Por más turístico que haya sido el entorno, había algo en la noche, la fogata, los cantos polifónicos de los negros que nos hacían sentir que realmente estábamos en África, un continente lleno de misterios, oportunidades y peligros. Me dijeron muchas veces que alguien que vivió en África siempre quiere volver. Y tienen razón. Porque pese a la inmensidad que África representa, también hay un “feeling” de que cada uno de los que está ahí es importante y tiene un papel a jugar. Y reconozco que de todos los lugares en que he vivido, Sudáfrica era el lugar en el que me sentí menos anónimo, pese a que, teóricamente al menos, era el lugar con el que tenía menos que ver.

A la mañana siguiente, era hora de volver a la realidad de todos los días, y así fue que yo con todos los huesos doloridos, la inglesa – que era blanca como buena inglesa – colorada como un tomate y las otras dos iguales que cuando llegaron, emprendimos la vuelta a Johannesburgo. Durante años me escribí cartas con Michelle y Vereena, que siempre amenazaban ir a Argentina de visita, hasta que una vez Michelle cayó en Buenos Aires, previo paso por Machu Pichu, el sur de Chile, el Amazonas y que se yo cuantos lugares más. La llevé a conocer nuestra casa en Puerto Trinidad y a comer a una de esas parrillas “rodizzio” en Puerto Madero.

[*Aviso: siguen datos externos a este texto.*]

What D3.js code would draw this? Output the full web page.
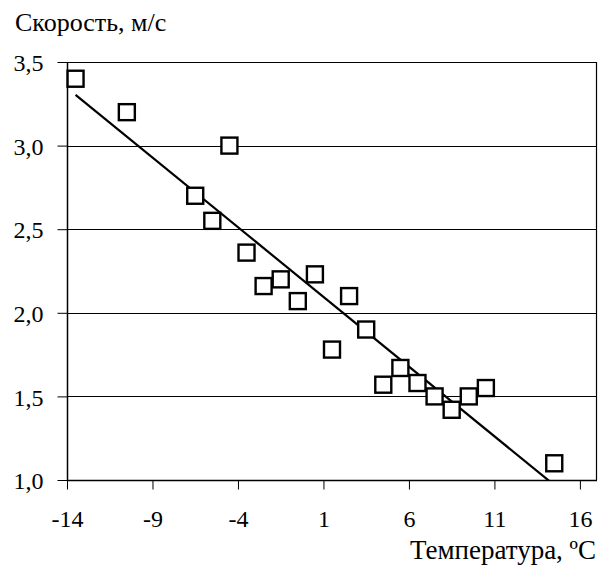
<!DOCTYPE html>
<html>
<head>
<meta charset="utf-8">
<script src="https://cdn.jsdelivr.net/npm/d3@7"></script>
</head>
<body style="margin:0;background:#fff;font-family:'Liberation Serif',serif">
<svg id="chart" width="603" height="567" style="display:block" font-family="Liberation Serif, serif">
  <text id="ytitle" x="15" y="31" font-size="26" style="font-family:'Liberation Serif',serif">Скорость, м/с</text>
  <text id="xtitle" x="596" y="559" font-size="27" text-anchor="end" style="font-family:'Liberation Serif',serif">Температура, ºC</text>
</svg>
<script>
"use strict";

// Temperature (ºC) and speed (m/s) readings
const temperature = [-13.5, -10.5, -6.5, -5.5, -4.5, -3.5, -2.5, -1.5, -0.5, 0.5, 1.5,
    2.5, 3.5, 4.5, 5.5, 6.5, 7.5, 8.5, 9.5, 10.5, 14.5];
const speed = [3.40, 3.20, 2.70, 2.55, 3.00, 2.36, 2.16, 2.20, 2.07, 2.23, 1.78,
    2.10, 1.90, 1.57, 1.67, 1.58, 1.50, 1.42, 1.50, 1.55, 1.10];

const xTicks = [-14, -9, -4, 1, 6, 11, 16];
const yTicks = [1.0, 1.5, 2.0, 2.5, 3.0, 3.5];

const FONT = "Liberation Serif, serif";

const width = 603, height = 567;
const margin = { top: 62, right: 6, bottom: 87, left: 67 };

const svg = d3.select("#chart");

const x = d3.scaleLinear().domain([-14, 17]).range([margin.left, width - margin.right]);
const y = d3.scaleLinear().domain([1, 3.5]).range([height - margin.bottom, margin.top]);

const fmt = d => d3.format(".1f")(d).replace(".", ",");

// gridlines
svg.append("g")
    .selectAll("line")
    .data(yTicks.filter(d => d > 1 && d < 3.5))
    .join("line")
    .attr("x1", x(-14)).attr("x2", x(17))
    .attr("y1", d => Math.round(y(d)) + 0.5).attr("y2", d => Math.round(y(d)) + 0.5)
    .attr("stroke", "#000").attr("stroke-width", 1);

// frame top/right
svg.append("path")
    .attr("d", `M${x(-14)},${y(3.5) + 0.5}H${Math.round(x(17)) - 0.5}V${y(1)}`)
    .attr("fill", "none").attr("stroke", "#000").attr("stroke-width", 1.2);

// axes
const xAxis = svg.append("g")
    .attr("transform", `translate(0,${Math.round(y(1)) + 0.5})`)
    .call(d3.axisBottom(x).tickValues(xTicks).tickSize(9).tickPadding(20).tickFormat(d => d));
const yAxis = svg.append("g")
    .attr("transform", `translate(${Math.round(x(-14)) + 0.5},0)`)
    .call(d3.axisLeft(y).tickValues(yTicks).tickSize(10).tickPadding(14).tickFormat(fmt));

[xAxis, yAxis].forEach(g => {
    g.attr("font-family", FONT).attr("font-size", 24);
    g.select(".domain").attr("stroke", "#000").attr("stroke-width", 1.5);
    g.selectAll(".tick line").attr("stroke", "#000").attr("stroke-width", 1);
    g.selectAll("text").attr("fill", "#000");
});
xAxis.select(".domain").attr("d", `M${x(-14)},0H${x(17)}`);
yAxis.select(".domain").attr("d", `M0,${y(1)}V${y(3.5)}`);
yAxis.selectAll("text").attr("dy", "0.36em");

// trend line (least squares), clipped to plot area
svg.append("clipPath").attr("id", "plot")
    .append("rect")
    .attr("x", x(-14)).attr("y", y(3.5))
    .attr("width", x(17) - x(-14)).attr("height", y(1) - y(3.5));

const mx = d3.mean(temperature), my = d3.mean(speed);
const slope = d3.sum(temperature, (t, i) => (t - mx) * (speed[i] - my)) /
    d3.sum(temperature, t => (t - mx) ** 2);
const fit = t => my + slope * (t - mx);
const ext = d3.extent(temperature);

svg.append("line")
    .attr("clip-path", "url(#plot)")
    .attr("x1", x(ext[0])).attr("y1", y(fit(ext[0])))
    .attr("x2", x(ext[1])).attr("y2", y(fit(ext[1])))
    .attr("stroke", "#000").attr("stroke-width", 2.2);

// markers
const s = 16;
svg.append("g")
    .selectAll("rect")
    .data(temperature)
    .join("rect")
    .attr("x", (t) => x(t) - s / 2)
    .attr("y", (t, i) => y(speed[i]) - s / 2)
    .attr("width", s).attr("height", s)
    .attr("fill", "#fff")
    .attr("stroke", "#000")
    .attr("stroke-width", 2.4);
</script>
</body>
</html>
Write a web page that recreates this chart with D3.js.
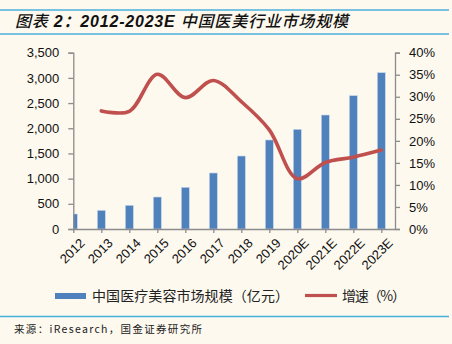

Es al día de hoy que a Dolores le gusta pelearme con un supuesto romance entre Michelle y yo, que nunca ocurrió. Pero para pelearla de vuelta, nunca es bueno desmentirlo del todo, y dejar la cosa en suspenso. Así que mi viaje a Bela Bela pasará a la historia como el fin de semana que me fui sólo con tres mujeres a pasar un fin de semana romántico en el corazón de África. No hay que decir ni explicar nada más.